(Source code of charts)
(begin)
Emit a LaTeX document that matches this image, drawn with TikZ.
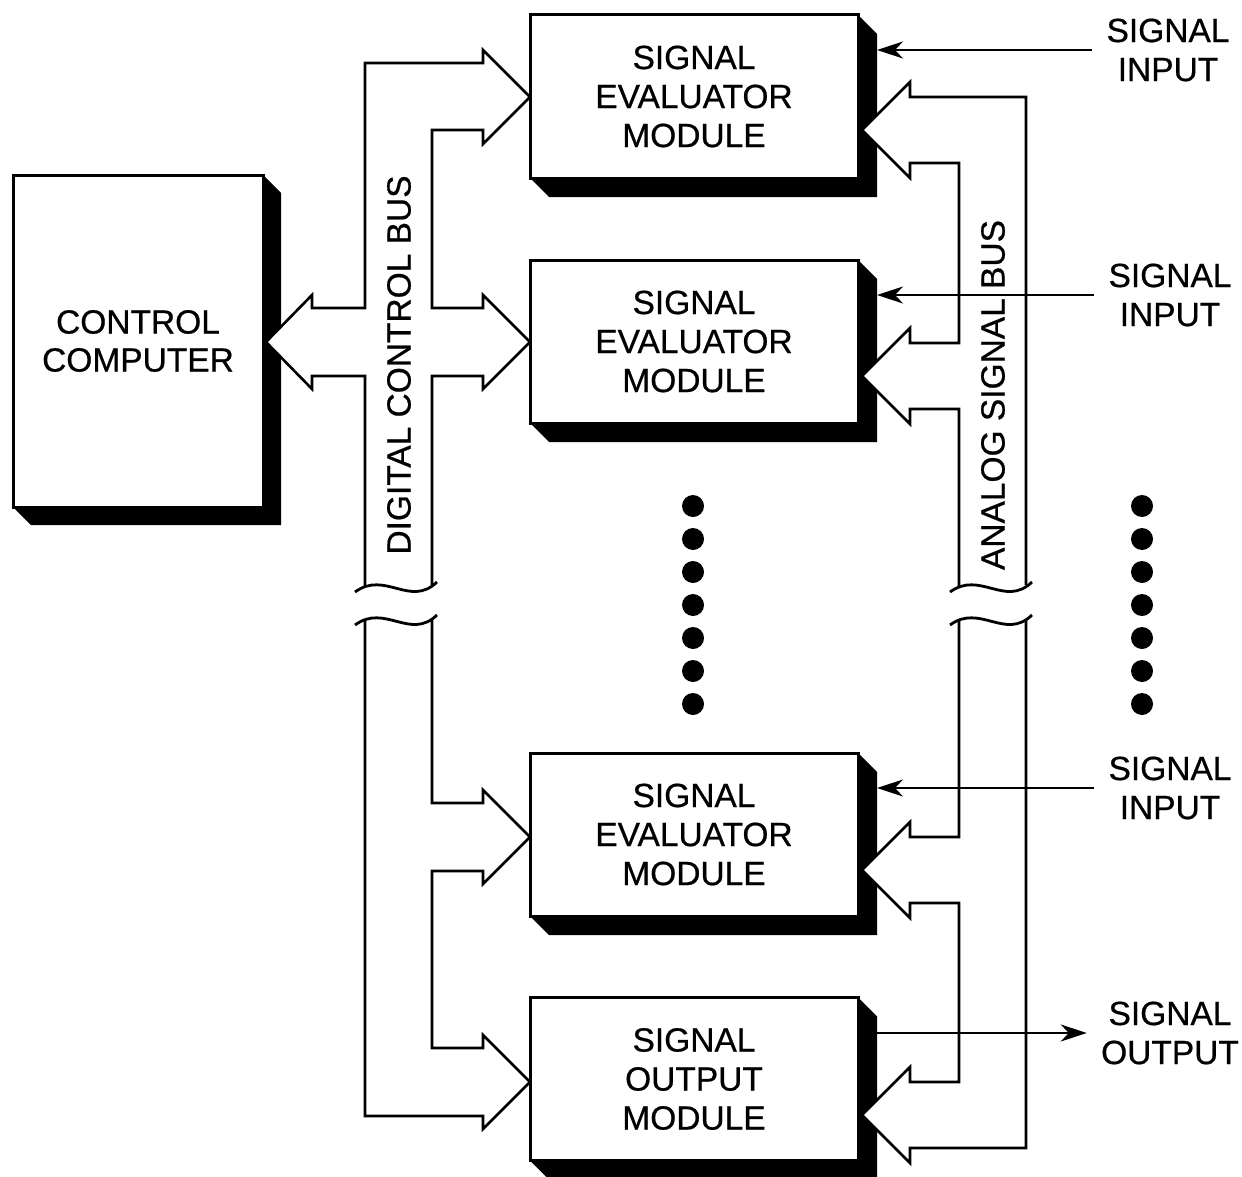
\documentclass[tikz,border=0pt]{standalone}
\usepackage{fontspec}
\setmainfont{Liberation Sans}[FakeBold=0.6]
\usetikzlibrary{arrows.meta,calc,backgrounds}

\tikzset{
  txt/.style={font=\fontsize{16.75}{19.5}\selectfont},
  blk/.style={txt, draw, line width=1.5pt, fill=white, minimum width=164pt,
    minimum height=81.5pt, inner sep=0pt, outer sep=0pt, align=center},
  bus/.style={draw, line width=1.3pt, fill=white, line join=miter},
  brk/.style={line width=1.4pt},
  sig/.style={line width=1.1pt, -{Stealth[length=13pt,width=8.5pt,inset=4pt]}},
  lbl/.style={txt, align=center, inner sep=7pt},
  buslbl/.style={txt, rotate=90, inner sep=0pt},
}

\begin{document}
\begin{tikzpicture}[x=0.5pt, y=-0.5pt]
\useasboundingbox (0,0) rectangle (1242,1177);

% blocks
\node[blk, minimum width=125pt, minimum height=166pt,
      font=\fontsize{16.75}{19}\selectfont] (cc) at (138,341) {CONTROL\\COMPUTER};
\node[blk] (m1) at (694,96.5)  {SIGNAL\\EVALUATOR\\MODULE};
\node[blk] (m2) at (694,341.5) {SIGNAL\\EVALUATOR\\MODULE};
\node[blk] (m3) at (694,834.5) {SIGNAL\\EVALUATOR\\MODULE};
\node[blk] (m4) at (694,1079)  {SIGNAL\\OUTPUT\\MODULE};

% solid block shadows
\begin{scope}[on background layer]
  \foreach \n/\d in {cc/18, m1/19, m2/19, m3/19, m4/19} {
    \fill (\n.north east) -- ++(\d,\d) -- ($(\n.south east)+(\d,\d)$)
      -- ($(\n.south west)+(\d,\d)$) -- (\n.south west) -- cycle;
  }
\end{scope}

% digital control bus, upper part
\path[bus] (365,587) -- (365,376) -- (312,376) -- (312,389) -- (266,342)
  -- (312,295) -- (312,308) -- (365,308) -- (365,63) -- (483,63) -- (483,50)
  -- (530,97) -- (483,144) -- (483,130) -- (432,130) -- (432,308) -- (483,308)
  -- (483,295) -- (530,342) -- (483,389) -- (483,376) -- (432,376) -- (432,586);
% digital control bus, lower part
\path[bus] (432,620) -- (432,803) -- (483,803) -- (483,790) -- (530,837)
  -- (483,884) -- (483,871) -- (432,871) -- (432,1048) -- (483,1048)
  -- (483,1035) -- (530,1082) -- (483,1129) -- (483,1116) -- (365,1116)
  -- (365,620);
\draw[brk] (355,592) .. controls (385,570) and (410,608) .. (437,582);
\draw[brk] (355,625) .. controls (385,603) and (410,641) .. (437,615);

% analog signal bus, upper part
\path[bus] (1026,585) -- (1026,97) -- (910,97) -- (910,82) -- (862,130)
  -- (910,178) -- (910,163) -- (959,163) -- (959,343) -- (910,343)
  -- (910,328) -- (862,376) -- (910,424) -- (910,409) -- (959,409)
  -- (959,587);
% analog signal bus, lower part
\path[bus] (959,621) -- (959,837) -- (910,837) -- (910,822) -- (862,870)
  -- (910,918) -- (910,903) -- (959,903) -- (959,1082) -- (910,1082)
  -- (910,1067) -- (862,1115) -- (910,1163) -- (910,1148) -- (1026,1148)
  -- (1026,619);
\draw[brk] (950,592) .. controls (980,570) and (1005,608) .. (1032,582);
\draw[brk] (950,625) .. controls (980,603) and (1005,641) .. (1032,615);

% bus names
\node[buslbl] (dcb) at (399,365) {DIGITAL CONTROL BUS};
\node[buslbl] (asb) at (993,395) {ANALOG SIGNAL BUS};

% external signals
\node[lbl] (in1) at (1168,50)  {SIGNAL\\INPUT};
\node[lbl] (in2) at (1170,295) {SIGNAL\\INPUT};
\node[lbl] (in3) at (1170,788) {SIGNAL\\INPUT};
\node[lbl] (out) at (1170,1033) {SIGNAL\\OUTPUT};

\draw[sig] (in1.west) -- ($(in1.west -| m1.east)+(19,0)$);
\draw[sig] (in2.west) -- ($(in2.west -| m2.east)+(19,0)$);
\draw[sig] (in3.west) -- ($(in3.west -| m3.east)+(19,0)$);
\draw[sig] ($(out.west -| m4.east)+(19,0)$) -- (out.west);

% ellipsis dots for the repeated modules
\foreach \i in {0,...,6} {
  \fill (693,{506+33*\i}) circle[radius=11];
  \fill (1142,{506+33*\i}) circle[radius=11];
}
\end{tikzpicture}
\end{document}
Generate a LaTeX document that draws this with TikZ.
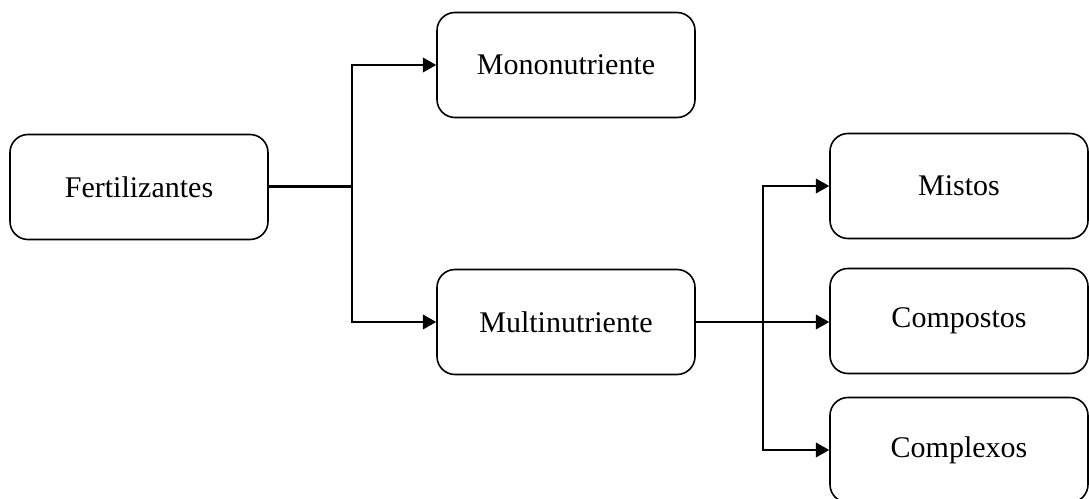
\documentclass[tikz,border=0pt]{standalone}
\usepackage{fontspec}
\setmainfont{Liberation Serif}
\usetikzlibrary{arrows.meta}
\begin{document}
\begin{tikzpicture}[x=0.75pt,y=-0.75pt,
  box/.style={draw,line width=1.6pt*0.75,rounded corners=13.5pt,minimum width=258*0.75pt,minimum height=105*0.75pt,inner sep=0pt,font=\fontsize{22.5pt}{26pt}\selectfont},
  link/.style={line width=1.6pt*0.75},
  arr/.style={link,-{Triangle[length=10pt,width=11pt]}}]
\useasboundingbox (0,0) rectangle (1089,499);
\node[box] (fert)  at (139,187) {Fertilizantes};
\node[box] (mono)  at (566,65)  {Mononutriente};
\node[box] (multi) at (566,322) {Multinutriente};
\node[box] (mist)  at (959,186) {Mistos};
\node[box] (comp)  at (959,321) {Compostos};
\node[box] (cplx)  at (959,450) {Complexos};
\coordinate (j1) at (352,187);
\coordinate (j2) at (763,322);
\draw[link,line width=3pt*0.75] (fert.east) -- (j1);
\draw[arr] (j1) |- (mono.west);
\draw[arr] (j1) |- (multi.west);
\draw[link] (multi.east) -- (j2);
\draw[arr] (j2) |- (mist.west);
\draw[arr] (j2) -- (comp.west |- j2);
\draw[arr] (j2) |- (cplx.west);
\end{tikzpicture}
\end{document}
(end)
* _STATED EXERCISE_: Within the data above, count the lines that contain the string "this"; the reply is the number alone.

* _OUTPUT OF THE TASK_: 2